Es ist ein Umdenken notwendig.
Ansonsten bleibt jedoch solche Unterstützung leider oft aus, was nicht zuletzt mit vorherrschenden Vorurteilen und festgesetzten Denkweisen in unserer Gesellschaft zu tun hat:
Sind ältere Arbeitsgeber wirklich weniger leistungsfähig? Nicht wirklich. Ihre Fähigkeiten liegen einfach in einem ganz anderen Bereich. Besonders dort wo Erfahrungswissen oder Beziehungen gefragt sind, haben ältere Personen oft Vorteile.

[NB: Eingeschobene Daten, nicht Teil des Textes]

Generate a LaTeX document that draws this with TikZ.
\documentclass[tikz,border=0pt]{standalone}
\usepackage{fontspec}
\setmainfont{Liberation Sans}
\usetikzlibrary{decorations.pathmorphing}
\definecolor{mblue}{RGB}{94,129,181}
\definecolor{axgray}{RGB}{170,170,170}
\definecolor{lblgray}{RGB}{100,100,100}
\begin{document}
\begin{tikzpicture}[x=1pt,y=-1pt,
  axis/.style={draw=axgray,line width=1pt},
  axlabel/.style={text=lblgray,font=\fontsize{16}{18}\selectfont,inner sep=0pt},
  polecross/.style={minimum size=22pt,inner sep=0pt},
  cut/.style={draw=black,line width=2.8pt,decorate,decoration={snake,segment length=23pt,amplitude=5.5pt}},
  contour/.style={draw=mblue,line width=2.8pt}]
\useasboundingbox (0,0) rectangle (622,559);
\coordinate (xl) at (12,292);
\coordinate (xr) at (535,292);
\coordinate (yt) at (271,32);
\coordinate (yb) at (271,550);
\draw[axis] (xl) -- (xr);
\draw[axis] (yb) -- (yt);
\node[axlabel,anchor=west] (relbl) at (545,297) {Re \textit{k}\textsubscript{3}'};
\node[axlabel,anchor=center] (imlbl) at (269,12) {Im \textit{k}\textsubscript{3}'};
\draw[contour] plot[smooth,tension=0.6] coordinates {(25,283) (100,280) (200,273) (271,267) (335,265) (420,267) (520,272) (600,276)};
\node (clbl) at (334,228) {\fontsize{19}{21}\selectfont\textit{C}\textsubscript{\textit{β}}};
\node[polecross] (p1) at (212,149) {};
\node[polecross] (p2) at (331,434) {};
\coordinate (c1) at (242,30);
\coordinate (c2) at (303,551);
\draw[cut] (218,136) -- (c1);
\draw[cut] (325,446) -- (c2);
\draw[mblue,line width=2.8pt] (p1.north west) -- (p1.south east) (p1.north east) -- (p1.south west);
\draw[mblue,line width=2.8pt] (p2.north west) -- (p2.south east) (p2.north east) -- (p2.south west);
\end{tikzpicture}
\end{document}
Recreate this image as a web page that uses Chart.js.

Hier geht es darum, jeden und jede gezielt dort einzusetzen, wo man am besten von seinem/ihrem persönlichen Wissen profitieren kann – New Work lässt grüssen. Alter ist ein Thema, welches oft tabuisiert wird, weshalb es viel Sensibilisierungsarbeit auf diesem Gebiet braucht – und das nicht nur bei den Führungskräften, sondern auch bei den HR-Verantwortlichen, wie Allesandra Zito in Ihrem Beitrag in HR Today schreibt. Denn diese sind aufgrund ihrer Aufgabe im Unternehmen besonders gut dafür geeignet, sowohl das „Mindset der Entscheidungsträger“ für die Thematik zu öffnen, als auch gemeinsam mit den Betroffenen die beste Lösung für deren verbliebene Arbeitsjahre zu finden.
Zum Glück gibt es da gute Kampagnen wie „Potential 50plus“, oder die Nachfolgekampagne „Tandem 50 plus“, ein Mentoring-Programm für arbeitslose Menschen ab 50 Jahren, welches bereits in verschiedenen Kantonen existiert.